During the final moments of The Batman, a shady and out-of-focus Arkham inmate, who has since been confirmed as the Joker (played by Barry Keoghan), makes a surprise appearance while avoiding a problem for The Batman 2 or later. It was not long before audiences discerned the true identity of this creepy and barely seen stranger in the cell next door to Paul Dano’s recently incarcerated Riddler, and speculation surrounding a sequel involving the Joker was initiated instantly. “One day you’re on top, the next you’re a clown,” says Keoghan’s Joker, a line of dialogue – not to mention the subsequent chilling cackle – that gave audiences all the clues needed to conclude he was Batman’s playfully sadistic archnemesis.
Since then, Reeves and Warner Bros. have also released a deleted scene from The Batman that offers slightly fuller glimpses of Keoghan’s unnerving Joker. Shot predominantly in a guarded style that obscures any clear view of him, the five-minute sequence – that is patently indebted to the tautly complex dynamics between Hannibal Lector and the many profilers who have attempted to glean dark insights from his brilliant but cruel mind – shows Robert Pattinson’s Batman unsuccessfully prying the Joker for the real identity of the Riddler.

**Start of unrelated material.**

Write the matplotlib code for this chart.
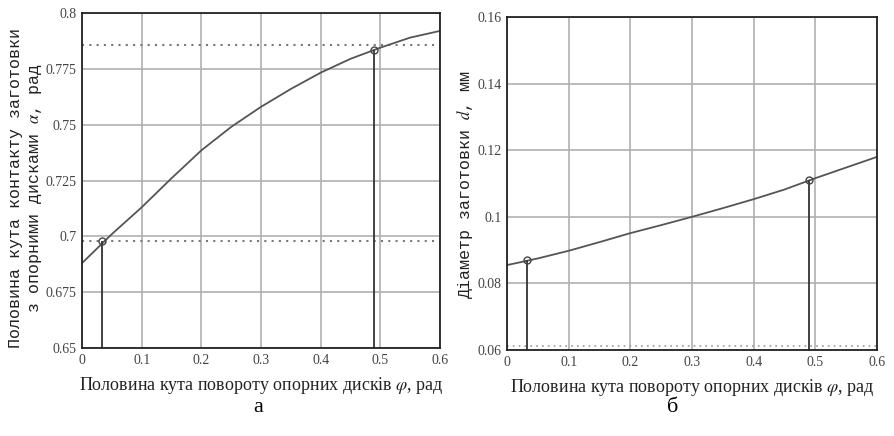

Accordingly, with this teasing clip, audiences have been offered further knowledge of Reeves’ approach to Batman and how Keoghan might continue his reinvention of Gotham’s clown prince of crime in future films.
Carefully revealing the Joker in such an oblique and indirect manner creates intrigue regarding his physical appearance and fuels speculation as to how and in what capacity he might appear in later installments in The Batman universe. Essentially serving the same purpose as a post-credit sequence revelation, this is an intelligent strategy – not to mention a safe one – as the vague revelation simultaneously tells audiences little about the character yet also develops enough intrigue to all but guarantee a payoff. It might not be quite as elegant as Gordon wryly handing Batman the Joker card in the epilogue of Batman Begins, but it is extremely effective nonetheless.

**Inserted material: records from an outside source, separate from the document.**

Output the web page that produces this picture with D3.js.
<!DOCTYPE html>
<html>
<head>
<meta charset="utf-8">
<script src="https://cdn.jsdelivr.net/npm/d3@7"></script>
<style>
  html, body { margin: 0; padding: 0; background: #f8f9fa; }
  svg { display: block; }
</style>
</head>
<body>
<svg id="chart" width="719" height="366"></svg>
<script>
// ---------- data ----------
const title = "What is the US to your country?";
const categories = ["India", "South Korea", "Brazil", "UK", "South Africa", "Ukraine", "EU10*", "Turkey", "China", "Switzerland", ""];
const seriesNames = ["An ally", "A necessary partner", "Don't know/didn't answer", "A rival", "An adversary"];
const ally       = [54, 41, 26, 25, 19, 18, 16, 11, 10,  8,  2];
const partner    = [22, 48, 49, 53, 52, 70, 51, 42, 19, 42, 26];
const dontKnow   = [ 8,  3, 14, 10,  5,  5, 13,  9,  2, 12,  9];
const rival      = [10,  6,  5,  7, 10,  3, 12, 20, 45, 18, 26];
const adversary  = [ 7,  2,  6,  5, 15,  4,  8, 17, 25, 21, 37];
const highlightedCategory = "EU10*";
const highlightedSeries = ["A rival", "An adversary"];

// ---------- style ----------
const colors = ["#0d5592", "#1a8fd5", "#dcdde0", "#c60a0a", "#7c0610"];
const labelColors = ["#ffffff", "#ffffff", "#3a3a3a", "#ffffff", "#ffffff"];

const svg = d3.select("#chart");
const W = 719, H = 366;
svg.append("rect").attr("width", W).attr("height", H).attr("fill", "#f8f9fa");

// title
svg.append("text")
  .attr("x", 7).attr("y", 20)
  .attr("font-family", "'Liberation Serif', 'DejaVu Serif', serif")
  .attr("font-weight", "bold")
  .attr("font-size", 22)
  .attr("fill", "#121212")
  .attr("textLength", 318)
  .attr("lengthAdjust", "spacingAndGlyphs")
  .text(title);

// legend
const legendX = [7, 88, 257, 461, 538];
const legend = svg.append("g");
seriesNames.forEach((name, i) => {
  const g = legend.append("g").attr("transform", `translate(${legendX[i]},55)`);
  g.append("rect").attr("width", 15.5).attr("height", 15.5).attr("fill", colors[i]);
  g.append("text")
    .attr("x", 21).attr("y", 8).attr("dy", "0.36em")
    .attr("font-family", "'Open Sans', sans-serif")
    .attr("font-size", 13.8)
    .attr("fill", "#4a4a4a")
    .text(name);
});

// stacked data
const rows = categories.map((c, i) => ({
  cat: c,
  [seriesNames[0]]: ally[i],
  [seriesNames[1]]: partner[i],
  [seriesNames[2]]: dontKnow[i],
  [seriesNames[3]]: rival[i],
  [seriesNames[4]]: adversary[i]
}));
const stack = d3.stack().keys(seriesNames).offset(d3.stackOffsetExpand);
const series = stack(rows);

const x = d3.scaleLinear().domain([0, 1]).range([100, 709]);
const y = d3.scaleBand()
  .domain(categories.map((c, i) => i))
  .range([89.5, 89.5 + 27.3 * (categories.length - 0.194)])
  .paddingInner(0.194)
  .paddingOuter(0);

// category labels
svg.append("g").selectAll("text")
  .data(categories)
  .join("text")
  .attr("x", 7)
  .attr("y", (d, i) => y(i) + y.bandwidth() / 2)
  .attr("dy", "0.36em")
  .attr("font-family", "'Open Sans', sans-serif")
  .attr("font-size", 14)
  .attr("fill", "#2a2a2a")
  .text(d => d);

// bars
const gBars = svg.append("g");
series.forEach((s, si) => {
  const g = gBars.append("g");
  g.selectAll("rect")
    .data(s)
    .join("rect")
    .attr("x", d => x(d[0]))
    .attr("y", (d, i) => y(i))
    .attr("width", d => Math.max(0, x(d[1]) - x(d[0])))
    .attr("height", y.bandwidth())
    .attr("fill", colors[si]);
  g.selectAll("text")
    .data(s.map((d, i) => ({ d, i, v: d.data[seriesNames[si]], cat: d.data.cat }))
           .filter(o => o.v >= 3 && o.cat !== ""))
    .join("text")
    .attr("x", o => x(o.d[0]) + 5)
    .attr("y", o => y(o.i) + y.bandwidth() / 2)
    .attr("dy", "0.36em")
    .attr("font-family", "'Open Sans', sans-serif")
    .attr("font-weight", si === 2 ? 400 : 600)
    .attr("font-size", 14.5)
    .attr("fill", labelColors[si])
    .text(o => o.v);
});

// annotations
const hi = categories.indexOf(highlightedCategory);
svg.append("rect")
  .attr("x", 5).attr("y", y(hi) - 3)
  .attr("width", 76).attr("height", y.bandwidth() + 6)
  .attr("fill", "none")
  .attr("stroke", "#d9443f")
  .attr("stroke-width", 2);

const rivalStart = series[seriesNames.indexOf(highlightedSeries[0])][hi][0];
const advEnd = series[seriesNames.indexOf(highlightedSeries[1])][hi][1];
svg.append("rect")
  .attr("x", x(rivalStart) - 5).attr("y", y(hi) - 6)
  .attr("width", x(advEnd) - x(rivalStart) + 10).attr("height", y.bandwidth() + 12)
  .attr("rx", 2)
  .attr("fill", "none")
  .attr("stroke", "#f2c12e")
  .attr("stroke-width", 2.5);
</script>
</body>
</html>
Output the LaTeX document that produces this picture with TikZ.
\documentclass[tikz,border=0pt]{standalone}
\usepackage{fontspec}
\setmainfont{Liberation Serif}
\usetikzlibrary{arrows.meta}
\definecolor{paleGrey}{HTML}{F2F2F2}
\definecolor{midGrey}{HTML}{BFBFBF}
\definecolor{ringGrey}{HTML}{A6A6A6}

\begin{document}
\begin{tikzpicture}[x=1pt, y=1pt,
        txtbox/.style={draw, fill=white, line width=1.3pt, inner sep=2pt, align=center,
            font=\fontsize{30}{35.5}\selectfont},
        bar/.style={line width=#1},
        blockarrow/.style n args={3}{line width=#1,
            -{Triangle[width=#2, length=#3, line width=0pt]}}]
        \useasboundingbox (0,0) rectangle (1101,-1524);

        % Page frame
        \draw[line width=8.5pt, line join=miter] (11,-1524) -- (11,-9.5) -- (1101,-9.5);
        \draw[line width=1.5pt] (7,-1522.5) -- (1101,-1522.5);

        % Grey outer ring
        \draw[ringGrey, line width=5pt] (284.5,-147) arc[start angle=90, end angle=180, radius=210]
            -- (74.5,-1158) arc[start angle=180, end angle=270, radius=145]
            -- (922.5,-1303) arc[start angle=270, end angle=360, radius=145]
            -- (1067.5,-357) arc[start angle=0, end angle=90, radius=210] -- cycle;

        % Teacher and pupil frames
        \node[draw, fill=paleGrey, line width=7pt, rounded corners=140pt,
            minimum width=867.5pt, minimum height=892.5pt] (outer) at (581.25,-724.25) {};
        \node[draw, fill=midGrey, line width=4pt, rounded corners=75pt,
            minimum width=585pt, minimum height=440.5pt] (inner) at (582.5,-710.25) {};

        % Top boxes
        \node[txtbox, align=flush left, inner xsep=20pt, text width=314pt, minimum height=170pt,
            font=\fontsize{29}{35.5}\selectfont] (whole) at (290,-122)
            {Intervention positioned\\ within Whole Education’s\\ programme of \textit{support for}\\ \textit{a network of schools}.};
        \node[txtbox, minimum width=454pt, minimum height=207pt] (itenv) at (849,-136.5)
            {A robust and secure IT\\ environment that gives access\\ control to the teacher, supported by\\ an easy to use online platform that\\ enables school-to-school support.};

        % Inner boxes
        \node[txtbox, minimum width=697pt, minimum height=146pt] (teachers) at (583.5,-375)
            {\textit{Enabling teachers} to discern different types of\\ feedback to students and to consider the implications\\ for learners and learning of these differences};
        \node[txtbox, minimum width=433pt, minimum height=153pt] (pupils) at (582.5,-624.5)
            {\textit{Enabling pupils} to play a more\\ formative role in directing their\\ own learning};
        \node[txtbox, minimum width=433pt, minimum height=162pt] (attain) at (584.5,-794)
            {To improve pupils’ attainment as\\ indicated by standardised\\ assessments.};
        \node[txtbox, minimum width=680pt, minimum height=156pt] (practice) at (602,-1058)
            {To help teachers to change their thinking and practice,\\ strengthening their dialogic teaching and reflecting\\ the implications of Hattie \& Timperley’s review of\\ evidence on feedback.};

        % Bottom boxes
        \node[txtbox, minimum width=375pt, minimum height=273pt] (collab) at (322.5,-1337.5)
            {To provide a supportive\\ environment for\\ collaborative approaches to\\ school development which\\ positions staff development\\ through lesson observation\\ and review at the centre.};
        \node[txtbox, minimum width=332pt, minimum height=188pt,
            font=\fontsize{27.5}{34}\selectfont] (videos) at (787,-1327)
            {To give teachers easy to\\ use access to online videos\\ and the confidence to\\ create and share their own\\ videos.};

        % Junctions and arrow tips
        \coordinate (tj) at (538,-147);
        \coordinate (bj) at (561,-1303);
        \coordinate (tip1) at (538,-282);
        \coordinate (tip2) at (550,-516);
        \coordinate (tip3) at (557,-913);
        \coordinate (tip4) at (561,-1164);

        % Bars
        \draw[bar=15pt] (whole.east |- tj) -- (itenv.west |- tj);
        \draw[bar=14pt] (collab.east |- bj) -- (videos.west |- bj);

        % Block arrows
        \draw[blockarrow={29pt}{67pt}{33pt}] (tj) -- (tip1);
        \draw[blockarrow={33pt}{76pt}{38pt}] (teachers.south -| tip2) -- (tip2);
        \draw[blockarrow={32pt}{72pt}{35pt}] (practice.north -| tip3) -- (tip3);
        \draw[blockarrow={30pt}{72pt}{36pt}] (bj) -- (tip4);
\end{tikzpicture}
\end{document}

Reeves has also revealed that he and The Batman’s make-up designer Mike Marino went back to Conrad Veidt’s facially disfigured Gwynplaine in 1928’s gloomy German expressionist silent drama The Man Who Laughs – the Joker’s original inspiration. From what can be discerned from the obscure images so far, this is clearly evident – what with Keoghan’s Joker creepily bearing his jagged teeth from behind a face that is seemingly a mass of scar tissue. Accordingly, as is always the case with this supervillain, there will be a grim backstory behind his mangled perpetual grin – not to mention the pre-history between Pattinson’s Batman and the Joker and Riddler, but the ambiguity here frees the following films from any established narrative path.
Even if audiences don’t get to fully see Keoghan’s Joker in the already-confirmed The Batman 2, with only two mystery-shrouded scenes, audiences have been given plenty to chew on regarding the character’s future. Considering the recent announcement of Todd Phillips’ Joker sequel, Joker: Folie à Deux, it is possible that Keoghan’s Joker might even serve Reeves’ films as more of an ancillary character than a central villain to prevent these different depictions of the character from infringing on one another. However, even though it is early days in the development of what comes next in this franchise, Matt Reeves kept the Joker scene in The Batman for a reason, but only time will reveal that precise reason.